Weltwirtschaft im Sog der Autokrise

Die Flaute der Schlüsselbranche greift auf die gesamte Wirtschaft über. Erstmals seit 2003 gibt es mehr Firmen-Pleiten. Zulieferer wie Infineon schreiben Milliardenverluste. MAN kürzt die Produktion.
MÜNCHEN Es ist eine der tiefsten Krisen, die die Branche je erlebt hat – und sie greift immer stärker auf den Rest der Wirtschaft über.
"Die Automobilmärkte haben eine Talfahrt genommen, die in dieser Geschwindigkeit und Ausprägung noch nie vorher stattgefunden hat", sagte der Chef des Autoverbands VDA , Matthias Wissmann, gestern. Und er zeichnete ein düsteres Bild von der Zukunft: Nächstes Jahr werden wohl nur noch 2,9 Millionen Wagen neu zugelassen – so wenig wie seit 1990 nicht mehr.
Das werde sich auch bei den Jobs niederschlagen. Bereits von August auf September habe die Branche 1850 Stellen beim Stammpersonal gestrichen. Hinzu kommen 10000 Zeitarbeits-Jobs. "Das Ziel ist, so lange wie möglich Stammpersonal zu halten", so Wissmann. "Aber je länger und tiefer die Krise ist, desto größer werden die Auswirkungen."

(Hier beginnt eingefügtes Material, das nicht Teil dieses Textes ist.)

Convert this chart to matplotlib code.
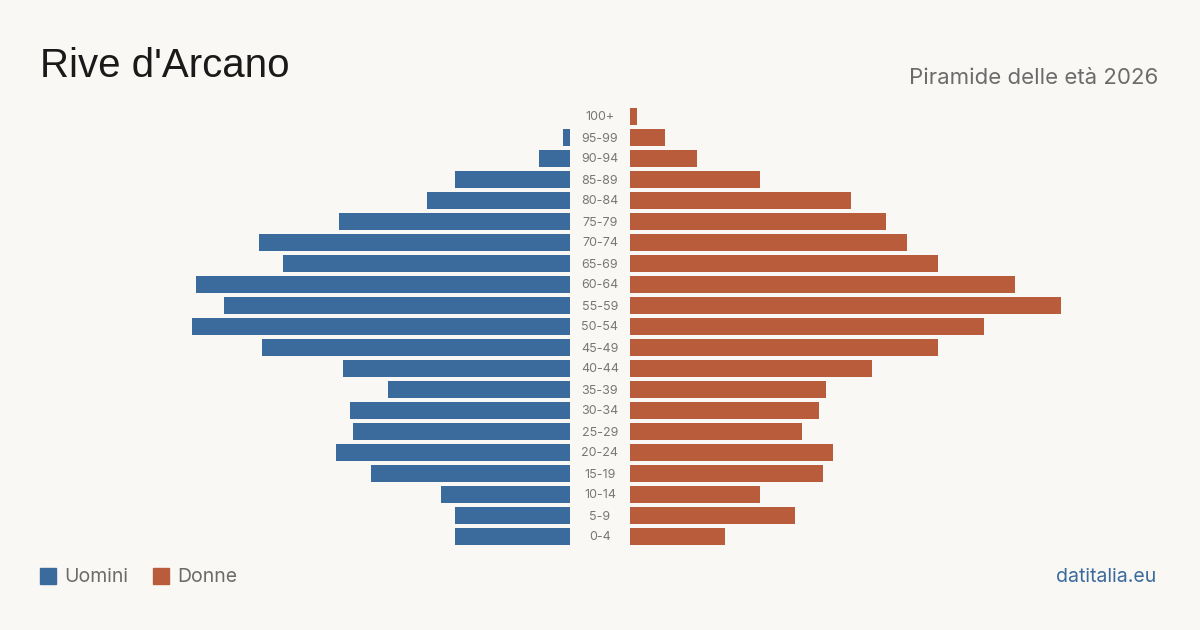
import matplotlib.pyplot as plt
from matplotlib.patches import Rectangle

ages = ["100+", "95-99", "90-94", "85-89", "80-84", "75-79", "70-74", "65-69",
        "60-64", "55-59", "50-54", "45-49", "40-44", "35-39", "30-34", "25-29",
        "20-24", "15-19", "10-14", "5-9", "0-4"]
uomini = [0, 2, 9, 33, 41, 66, 89, 82, 107, 99, 108, 88, 65, 52, 63, 62,
          67, 57, 37, 33, 33]
donne = [2, 10, 19, 37, 63, 73, 79, 88, 110, 123, 101, 88, 69, 56, 54, 49,
         58, 55, 37, 47, 27]

BG = "#f9f8f4"
BLUE = "#3b6b9c"
ORANGE = "#b95c3c"
W, H = 1200, 630
SCALE = 3.5  # px per person

fig = plt.figure(figsize=(12, 6.3), dpi=100, facecolor=BG)

top, bottom = 106, 547
ax_l = fig.add_axes([170 / W, 1 - bottom / H, 400 / W, (bottom - top) / H])
ax_r = fig.add_axes([630 / W, 1 - bottom / H, 440 / W, (bottom - top) / H])

y = list(range(len(ages)))
ax_l.barh(y, uomini, height=0.8, color=BLUE)
ax_r.barh(y, donne, height=0.8, color=ORANGE)
ax_l.set_xlim(400 / SCALE, 0)
ax_r.set_xlim(0, 440 / SCALE)
for ax in (ax_l, ax_r):
    ax.set_ylim(len(ages) - 0.5, -0.5)
    ax.axis("off")

for i, a in enumerate(ages):
    fig.text(600 / W, 1 - (117.5 + 21 * i) / H, a, ha="center", va="center",
             fontsize=9, color="#777777", family="Inter")

fig.text(40 / W, 1 - 66 / H, "Rive d'Arcano", fontsize=29, color="#1a1a1a",
         va="center", ha="left", family="Liberation Sans")
fig.text(1158 / W, 1 - 77.5 / H, "Piramide delle età 2026", fontsize=16,
         color="#6b6b6b", va="center", ha="right", family="Inter")

fig.patches.append(Rectangle((40 / W, 1 - 584 / H), 16 / W, 16 / H,
                             transform=fig.transFigure, color=BLUE))
fig.text(64 / W, 1 - 577 / H, "Uomini", fontsize=14, color="#6b6b6b",
         va="center", ha="left", family="Inter")
fig.patches.append(Rectangle((153 / W, 1 - 584 / H), 16 / W, 16 / H,
                             transform=fig.transFigure, color=ORANGE))
fig.text(177 / W, 1 - 577 / H, "Donne", fontsize=14, color="#6b6b6b",
         va="center", ha="left", family="Inter")

fig.text(1156 / W, 1 - 577 / H, "datitalia.eu", fontsize=14, color=BLUE,
         va="center", ha="right", family="Inter")

fig.savefig("out.png", dpi=100, facecolor=BG)
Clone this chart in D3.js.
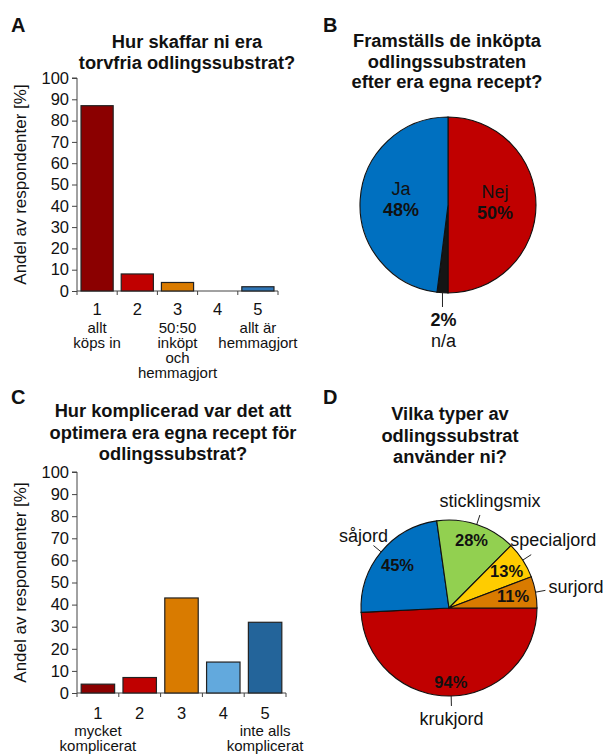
<!DOCTYPE html>
<html>
<head>
<meta charset="utf-8">
<script src="https://cdn.jsdelivr.net/npm/d3@7"></script>
<style>
  html, body { margin: 0; padding: 0; background: #fff; }
  svg { display: block; font-family: "Liberation Sans", Arial, sans-serif; }
</style>
</head>
<body>
<svg id="fig" width="606" height="754"></svg>
<script>
// Panel A: how peat-free substrates are obtained
const catsA = [1, 2, 3, 4, 5];
const valsA = [87, 8, 4, 0, 2];
const colorsA = ["#8B0000", "#C00000", "#D97B00", "#62A9DD", "#2E75B6"];
const subLabelsA = [["allt", "köps in"], [], ["50:50", "inköpt", "och", "hemmagjort"], [], ["allt är", "hemmagjort"]];

// Panel B: own recipes
const namesB = ["Nej", "n/a", "Ja"];
const valsB = [50, 2, 48];
const colorsB = ["#C00000", "#151515", "#0070C0"];

// Panel C: how complicated to optimise own recipes
const catsC = [1, 2, 3, 4, 5];
const valsC = [4, 7, 43, 14, 32];
const colorsC = ["#8B0000", "#C00000", "#D97B00", "#62A9DD", "#23649A"];
const subLabelsC = [["mycket", "komplicerat"], [], [], [], ["inte alls", "komplicerat"]];

// Panel D: substrate types used (multiple answers)
const namesD = ["krukjord", "såjord", "sticklingsmix", "specialjord", "surjord"];
const valsD = [94, 45, 28, 13, 11];
const colorsD = ["#C00000", "#0070C0", "#92D050", "#FFCC00", "#D97B00"];

const yTicks = [0, 10, 20, 30, 40, 50, 60, 70, 80, 90, 100];

const svg = d3.select("#fig");
const FONT = "Liberation Sans, Arial, sans-serif";

function panelLetter(x, y, t) {
  svg.append("text").attr("x", x).attr("y", y).attr("font-size", 20)
    .attr("font-weight", "bold").attr("fill", "#111").text(t);
}
function title(cx, y0, lh, lines) {
  const t = svg.append("text").attr("text-anchor", "middle").attr("font-size", 18.3)
    .attr("font-weight", "bold").attr("fill", "#111");
  lines.forEach((l, i) => t.append("tspan").attr("x", cx).attr("y", y0 + i * lh).text(l));
}

function barPanel(cfg) {
  const g = svg.append("g");
  const x = d3.scaleBand().domain(cfg.cats).range([cfg.x0, cfg.x1]).paddingInner(0.2).paddingOuter(0.1);
  const y = d3.scaleLinear().domain([0, 100]).range([cfg.yb, cfg.yt]);

  // y axis
  const ya = g.append("g").attr("transform", `translate(${cfg.x0},0)`)
    .call(d3.axisLeft(y).tickValues(yTicks).tickSize(5).tickPadding(3));
  ya.select(".domain").attr("stroke", "#444").attr("d", `M-5,${cfg.yt}H0V${cfg.yb}`);
  ya.selectAll(".tick line").attr("stroke", "#444");
  ya.selectAll(".tick text").attr("font-size", 16.5).attr("fill", "#111").attr("font-family", FONT);

  // x axis baseline with ticks at category boundaries
  const bounds = d3.range(cfg.cats.length + 1).map(i => cfg.x0 + i * (cfg.x1 - cfg.x0) / cfg.cats.length);
  g.append("line").attr("x1", cfg.x0).attr("x2", cfg.x1).attr("y1", cfg.yb).attr("y2", cfg.yb).attr("stroke", "#444");
  g.selectAll(".xt").data(bounds).join("line").attr("x1", d => d).attr("x2", d => d)
    .attr("y1", cfg.yb).attr("y2", cfg.yb + 4).attr("stroke", "#444");

  // bars
  g.selectAll(".bar").data(cfg.vals).join("rect")
    .attr("x", (d, i) => x(cfg.cats[i]))
    .attr("width", x.bandwidth())
    .attr("y", d => y(d))
    .attr("height", d => y(0) - y(d))
    .attr("fill", (d, i) => cfg.colors[i])
    .attr("stroke", d => d > 0 ? "#222" : "none")
    .attr("stroke-width", 1.2);

  // category numbers and descriptions
  cfg.cats.forEach((c, i) => {
    const cx = x(c) + x.bandwidth() / 2;
    g.append("text").attr("x", cx).attr("y", cfg.yb + cfg.numDy).attr("text-anchor", "middle")
      .attr("font-size", 16.5).attr("fill", "#111").text(c);
    cfg.sub[i].forEach((s, j) => g.append("text").attr("x", cx).attr("y", cfg.yb + cfg.subDy + j * cfg.lh)
      .attr("text-anchor", "middle").attr("font-size", 15).attr("fill", "#111").text(s));
  });

  // y title
  g.append("text").attr("transform", `translate(${cfg.yTitleX},${(cfg.yb + cfg.yt) / 2}) rotate(-90)`)
    .attr("text-anchor", "middle").attr("font-size", 17).attr("fill", "#111")
    .text("Andel av respondenter [%]");
}

// ---- Panel A ----
panelLetter(11, 32, "A");
title(187, 48, 20.5, ["Hur skaffar ni era", "torvfria odlingssubstrat?"]);
barPanel({cats: catsA, vals: valsA, colors: colorsA, sub: subLabelsA,
  x0: 77, x1: 278, yb: 291, yt: 78, yTitleX: 26, numDy: 24, subDy: 42, lh: 15});

// ---- Panel C ----
panelLetter(11, 404, "C");
title(173, 417, 21.5, ["Hur komplicerad var det att", "optimera era egna recept för", "odlingssubstrat?"]);
barPanel({cats: catsC, vals: valsC, colors: colorsC, sub: subLabelsC,
  x0: 77, x1: 286, yb: 693, yt: 472, yTitleX: 26, numDy: 26, subDy: 43, lh: 14.5});

// ---- Panel B ----
panelLetter(323, 32, "B");
title(447, 47, 20.5, ["Framställs de inköpta", "odlingssubstraten", "efter era egna recept?"]);
{
  const cx = 448, cy = 205, r = 88;
  const pie = d3.pie().sort(null).value(d => d)(valsB);
  const arc = d3.arc().innerRadius(0).outerRadius(r);
  const g = svg.append("g").attr("transform", `translate(${cx},${cy})`);
  g.selectAll("path").data(pie).join("path").attr("d", arc)
    .attr("fill", (d, i) => colorsB[i]).attr("stroke", "#111").attr("stroke-width", 1.1);

  const lab = d3.arc().innerRadius(r * 0.535).outerRadius(r * 0.535);
  [0, 2].forEach(i => {
    const [lx, ly] = lab.centroid(pie[i]);
    g.append("text").attr("x", lx).attr("y", ly - 7).attr("text-anchor", "middle")
      .attr("font-size", 18).attr("fill", "#111").text(namesB[i]);
    g.append("text").attr("x", lx).attr("y", ly + 14).attr("text-anchor", "middle")
      .attr("font-size", 18).attr("font-weight", "bold").attr("fill", "#111").text(valsB[i] + "%");
  });
  // small n/a slice: leader line and label below the pie
  const mid = (pie[1].startAngle + pie[1].endAngle) / 2;
  const px = r * Math.sin(mid);
  g.append("line").attr("x1", px).attr("x2", px).attr("y1", r).attr("y2", r + 14)
    .attr("stroke", "#222").attr("stroke-width", 1);
  g.append("text").attr("x", px + 1).attr("y", r + 33).attr("text-anchor", "middle")
    .attr("font-size", 18).attr("font-weight", "bold").attr("fill", "#111").text(valsB[1] + "%");
  g.append("text").attr("x", px + 1).attr("y", r + 54).attr("text-anchor", "middle")
    .attr("font-size", 18).attr("fill", "#111").text(namesB[1]);
}

// ---- Panel D ----
panelLetter(323, 404, "D");
title(450, 420, 21.5, ["Vilka typer av", "odlingssubstrat", "använder ni?"]);
{
  const cx = 449, cy = 608, r = 88;
  const pie = d3.pie().sort(null).value(d => d)
    .startAngle(Math.PI / 2).endAngle(Math.PI / 2 + 2 * Math.PI)(valsD);
  const arc = d3.arc().innerRadius(0).outerRadius(r);
  const g = svg.append("g").attr("transform", `translate(${cx},${cy})`);
  g.selectAll("path").data(pie).join("path").attr("d", arc)
    .attr("fill", (d, i) => colorsD[i]).attr("stroke", "#111").attr("stroke-width", 1.1);

  // value labels inside slices
  const inR = [0.84, 0.76, 0.81, 0.78, 0.74];
  pie.forEach((p, i) => {
    const a = d3.arc().innerRadius(r * inR[i]).outerRadius(r * inR[i]);
    const [lx, ly] = a.centroid(p);
    g.append("text").attr("x", lx).attr("y", ly + 6).attr("text-anchor", "middle")
      .attr("font-size", 16.5).attr("font-weight", "bold").attr("fill", "#111").text(valsD[i] + "%");
  });

  // name labels outside, each placed relative to the end of its leader line
  const anchors = ["middle", "middle", "middle", "middle", "start"];
  const offX = [0, -10, 10, 22, 3];
  const offY = [19, -4, -8, -9, 3];
  pie.forEach((p, i) => {
    const m = (p.startAngle + p.endAngle) / 2;
    const sx = Math.sin(m), sy = -Math.cos(m);
    const ex = sx * (r + 10), ey = sy * (r + 10);
    g.append("line").attr("x1", sx * r).attr("y1", sy * r).attr("x2", ex).attr("y2", ey)
      .attr("stroke", "#222").attr("stroke-width", 1);
    g.append("text").attr("x", ex + offX[i]).attr("y", ey + offY[i])
      .attr("text-anchor", anchors[i]).attr("font-size", 18).attr("fill", "#111").text(namesD[i]);
  });
}
</script>
</body>
</html>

Immer mehr Autobauer drosseln die Produktion
Bei den Herstellern selbst äußert sich das in immer längeren Produktionsstopps. BMW schloss gestern nicht aus, die Produktion weiter zu drosseln – und zusätzlich beim Personal zu kürzen. Bei Daimler sollen nun nicht nur an Weihnachten die Bänder ruhen. Auch an Ostern soll zwei Wochen nichts gehen, in den Sommerferien drei Wochen. Und Opel will die Produktion des Astra um bis zu 30 Prozent drosseln.
Solche Diskussionen laufen aber nicht mehr nur bei Pkw-Herstellern. Auch der Lkw-Bauer MAN schraubt die Produktion drastisch runter. 40 bis 50 Tage sollen die Bänder alleine im ersten Halbjahr 2009 stillstehen – unter anderem in München und Nürnberg. Mehr als 10000 Lastwagen stünden bereits auf Lager.
Zu spüren ist die Autokrise längst auch außerhalb der Hersteller-Hallen. Gestern meldete der Münchner Chiphersteller Infineon einen Rekordverlust für das abgelaufene Geschäftsjahr. Mit mehr als drei Milliarden Euro rutschte das Unternehmen in die roten Zahlen. Die Aktie stürzte um 30 Prozent ab. Ein Hauptgrund: Die Autoflaute. Infineon beliefert die Branche mit Chips für die Fahrzeug-Elektronik. Dasselbe gilt für Infineons Tochter Qimonda. Deren Pleite rückt immer näher. Es sei unsicher, ob Quimonda seine Verpflichtungen erfüllen und die finanzielle Lage verbessern könne, teilte Infineon mit.
Die Zahl der Firmenpleiten ist erstmals wieder gestiegen
Der Kollaps der Chip-Tochter wäre nicht die erste Insolvenz, für die die Autokrise heuer mitverantwortlich ist. Gestern stellte der Verband Creditreform seine Insolvenz-Statistik vor. Ergebnis: Erstmals seit 2003 ist die Zahl der Firmenpleiten gegenüber dem Vorjahr gestiegen. Den stärksten Anstieg registrierten die Experten dabei im Fahrzeugbau, der direkt an der Autobranche hängt.
Und das Firmensterben wird weitergehen, meint der Gelsenkirchener Autoprofessor Ferdinand Dudenhöffer. Er glaubt: Rund ein Viertel aller Autohändler wird bald schließen müssen. Und auch vielen Zulieferern werde es so gehen, wenn der Staat nicht helfe. Dudenhöffer fordert deshalb einen 5-Milliarden-Kreditfonds für die Branche.